Sérgio, neste momento, tens no Olival o grupo responsável por ter «destruído» o recorde de presenças do FC Porto na fase de grupos da Champions. Pensem em todos os treinadores, jogadores e equipas que representaram o FC Porto desde a criação da Liga dos Campeões. Fizeram deste clube recordista e um nome ao qual todos se habituaram a ver na Champions. Em meros e míseros 35 minutos contra o Krasnodar, uma equipa que nunca sequer meteu os pés na Champions, destruíram tudo isso. 

Tens que dar a resposta. Tens que mudar a equipa, o estilo de jogo, tens que cativar os jogadores. Já frente ao Vitória de Setúbal, tem que haver uma resposta clara e contundente. É difícil, como sabias que era desde o primeiro dia. E esta época não será mais fácil do que as anteriores. Mas pegaste no FC Porto num dos momentos mais delicados da sua história, quebraste a hegemonia do Benfica e mantiveste o clube na disputa de todas as competições. Mas é tempo de mudar. Disseste que vinhas para ensinar, não para aprender. Mas tu próprio tens que aprender para evoluir. É impossível não teres aprendido alguma coisa nos últimos dois anos e, sobretudo, nos últimos dois jogos. É impossível não veres que a mudança é imperativa.

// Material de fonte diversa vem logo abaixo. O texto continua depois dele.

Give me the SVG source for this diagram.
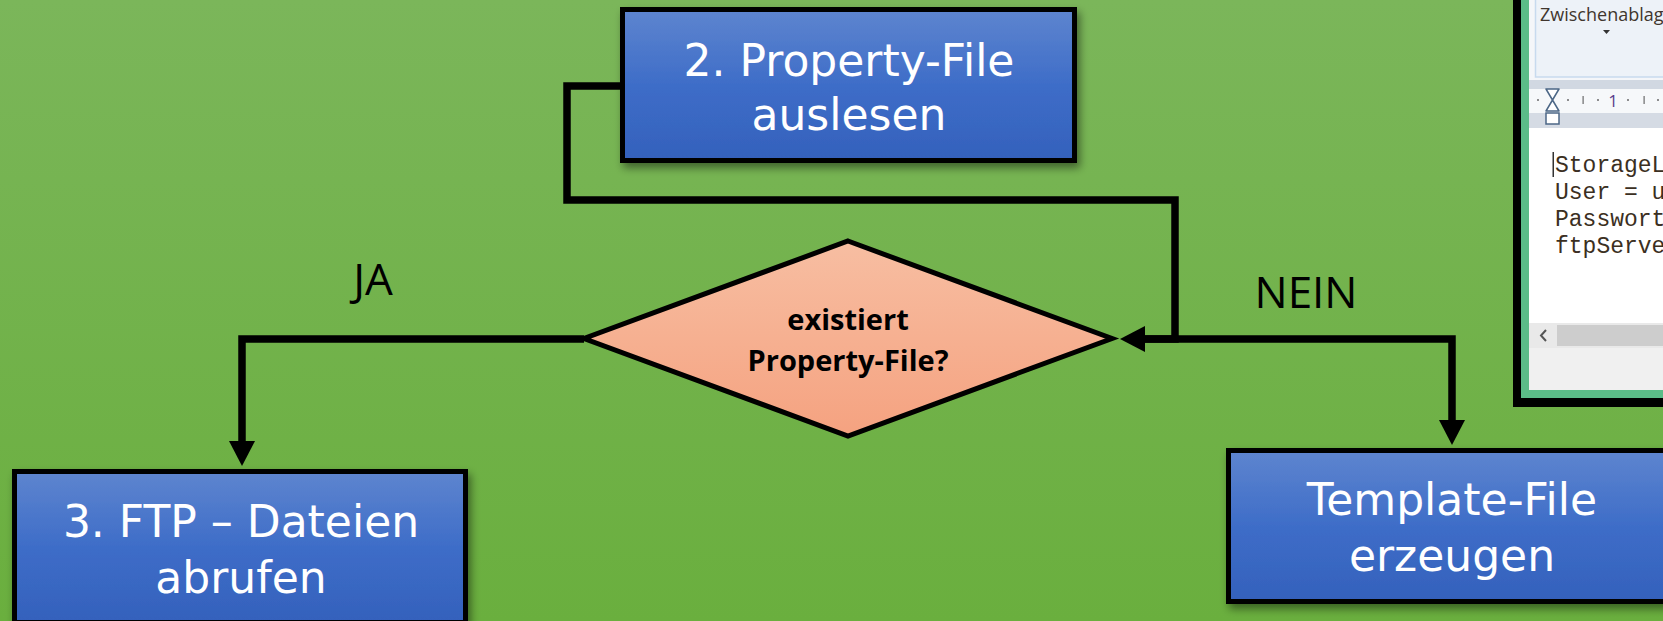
<svg xmlns="http://www.w3.org/2000/svg" width="1663" height="621" viewBox="0 0 1663 621">
  <defs>
    <linearGradient id="bg" x1="0" y1="0" x2="0" y2="1">
      <stop offset="0" stop-color="#7BB65A"/>
      <stop offset="1" stop-color="#6AAF3E"/>
    </linearGradient>
    <linearGradient id="boxFill" x1="0" y1="0" x2="0" y2="1">
      <stop offset="0" stop-color="#5E85CF"/>
      <stop offset="0.5" stop-color="#3E6DC8"/>
      <stop offset="1" stop-color="#3461BC"/>
    </linearGradient>
    <linearGradient id="diaFill" x1="0" y1="0" x2="0" y2="1">
      <stop offset="0" stop-color="#F7BEA2"/>
      <stop offset="1" stop-color="#F5A280"/>
    </linearGradient>
    <filter id="shadow" x="-10%" y="-20%" width="120%" height="150%">
      <feDropShadow dx="3" dy="5" stdDeviation="4" flood-color="#000" flood-opacity="0.45"/>
    </filter>
    <marker id="arrow" markerUnits="userSpaceOnUse" markerWidth="26" markerHeight="26" viewBox="0 0 25 26" refX="0" refY="13" orient="auto">
      <path d="M0,0 L25,13 L0,26 z" fill="#000"/>
    </marker>
    <clipPath id="shotClip">
      <rect x="1529" y="0" width="134" height="390"/>
    </clipPath>
  </defs>
  <style>
    .box { fill: url(#boxFill); stroke: #000; stroke-width: 5; filter: url(#shadow); }
    .boxText { font-family: "DejaVu Sans", "Noto Sans", sans-serif; font-size: 44px; fill: #FFFFFF; text-anchor: middle; }
    .diaText { font-family: "Open Sans", "Noto Sans", sans-serif; font-size: 29px; font-weight: bold; fill: #000; text-anchor: middle; }
    .label { font-family: "Open Sans", "Noto Sans", sans-serif; font-size: 44px; fill: #000; text-anchor: middle; }
    .conn { fill: none; stroke: #000; stroke-width: 7.5; stroke-linejoin: miter; stroke-linecap: butt; }
    .mono { font-family: "Liberation Mono", "Courier New", monospace; font-size: 23px; fill: #3B2F22; }
  </style>

  <rect x="0" y="0" width="1663" height="621" fill="url(#bg)"/>

  <!-- Screenshot panel (top right) -->
  <g id="screenshot">
    <rect x="1513" y="-10" width="160" height="417" fill="#000"/>
    <rect x="1521" y="-10" width="150" height="408" fill="#5BBC88"/>
    <g clip-path="url(#shotClip)">
      <rect x="1529" y="0" width="134" height="80" fill="#F4F6F9"/>
      <rect x="1535.5" y="-5" width="140" height="82" fill="#EDF2F8" stroke="#C7DAEE" stroke-width="1.5"/>
      <text x="1540" y="21" font-family="'Open Sans', 'Noto Sans', sans-serif" font-size="18px" fill="#40362E">Zwischenablag</text>
      <path d="M1603,30 L1610,30 L1606.5,34 z" fill="#333"/>
      <rect x="1529" y="80" width="134" height="9" fill="#D1D8E2"/>
      <rect x="1529" y="89" width="134" height="24" fill="#F6F8FA"/>
      <rect x="1529" y="113" width="134" height="15" fill="#D5DBE4"/>
      <g fill="#6A6A6A">
        <circle cx="1538" cy="100" r="1"/>
        <circle cx="1568" cy="100" r="1"/>
        <circle cx="1598" cy="100" r="1"/>
        <circle cx="1628" cy="100" r="1"/>
        <circle cx="1658" cy="100" r="1"/>
        <rect x="1582.5" y="96" width="1.2" height="8"/>
        <rect x="1643.5" y="96" width="1.2" height="8"/>
      </g>
      <text x="1613" y="107" font-family="'Open Sans', 'Noto Sans', sans-serif" font-size="17px" fill="#5A3D8C" text-anchor="middle">1</text>
      <path d="M1546,89 L1559,89 L1552.5,100 L1559,111 L1546,111 L1552.5,100 z" fill="#FFFFFF" stroke="#4C6786" stroke-width="1.5" stroke-linejoin="round"/>
      <rect x="1546" y="113" width="13" height="11" fill="#FFFFFF" stroke="#4C6786" stroke-width="1.5"/>
      <rect x="1529" y="128" width="134" height="195" fill="#FFFFFF"/>
      <rect x="1552.5" y="152" width="1.5" height="25" fill="#333"/>
      <text class="mono" x="1555" y="172">StorageL</text>
      <text class="mono" x="1555" y="199">User = u</text>
      <text class="mono" x="1555" y="226">Passwort</text>
      <text class="mono" x="1555" y="253">ftpServe</text>
      <rect x="1529" y="323" width="134" height="25" fill="#E9E9E9"/>
      <rect x="1557" y="325" width="110" height="21" fill="#CDCDCD"/>
      <path d="M1546,330 L1541,335.5 L1546,341" fill="none" stroke="#555" stroke-width="2"/>
      <rect x="1529" y="348" width="134" height="42" fill="#F0F0F0"/>
    </g>
  </g>

  <!-- Connectors -->
  <g id="connectors">
    <path class="conn" d="M620,86 H567 V200 H1175 V339 H1145" marker-end="url(#arrow)"/>
    <path class="conn" d="M1140,339 H1452 V420" marker-end="url(#arrow)"/>
    <path class="conn" d="M584,339 H242 V441" marker-end="url(#arrow)"/>
  </g>

  <text class="label" x="373" y="295">JA</text>
  <text class="label" x="1306" y="308">NEIN</text>

  <!-- Node: 2. Property-File auslesen -->
  <g id="node-property">
    <rect class="box" x="622.5" y="9.5" width="452" height="151"/>
    <text class="boxText" x="849" y="76">2. Property-File</text>
    <text class="boxText" x="849" y="130">auslesen</text>
  </g>

  <!-- Node: decision -->
  <g id="node-decision">
    <polygon points="848,241 1112,338.5 848,436 584,338.5" fill="url(#diaFill)" stroke="#000" stroke-width="5" stroke-linejoin="miter"/>
    <text class="diaText" x="848" y="330">existiert</text>
    <text class="diaText" x="848" y="371">Property-File?</text>
  </g>

  <!-- Node: 3. FTP - Dateien abrufen -->
  <g id="node-ftp">
    <rect class="box" x="14.5" y="471.5" width="451" height="151"/>
    <text class="boxText" x="241" y="537">3. FTP – Dateien</text>
    <text class="boxText" x="241" y="593">abrufen</text>
  </g>

  <!-- Node: Template-File erzeugen -->
  <g id="node-template">
    <rect class="box" x="1228.5" y="450.5" width="447" height="151"/>
    <text class="boxText" x="1452" y="515">Template-File</text>
    <text class="boxText" x="1452" y="571">erzeugen</text>
  </g>
</svg>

É verdade, nós não vemos os treinos. Mas aquilo que temos visto nos jogos também não pode ser o que tu vês nos treinos, pois é manifestamente fraco. O que se testemunhou em Barcelos e na Champions não pode ser o resultado de nenhum plano ou de trabalho, tamanho que é o caos e a desorganização.

Erros todos cometem. E todos têm redenção, exceto um: continuar a insistir no mesmo erro, à espera de resultados diferentes. Muda a equipa. Ouve os jogadores. Aceita a crítica. Podes cair enquanto treinador do FC Porto com as ideias de sempre ou reerguer novamente o clube aceitando a necessidade de mudar. Ninguém pode duvidar ou pôr em causa a tua dedicação e vontade de vencer no FC Porto. Arriscaste muito para teres sucesso aqui. Para ajudares o FC Porto a ter sucesso. E por ter noção do quão te dedicaste a esta causa é que não desisto de ti.

Reúne as tropas e prepara-te, pois há muito a ganhar esta época. Vocês são, à data de hoje, o grupo que tirou o FC Porto da lista de recordistas da Champions. Isso já não vão mudar. Mas podem mudar a forma como olharão para vocês em maio. Campeonato, Taça de Portugal, Taça da Liga e Liga Europa. Não vamos ganhar sempre, mas temos que lutar e jogar sempre para ganhar.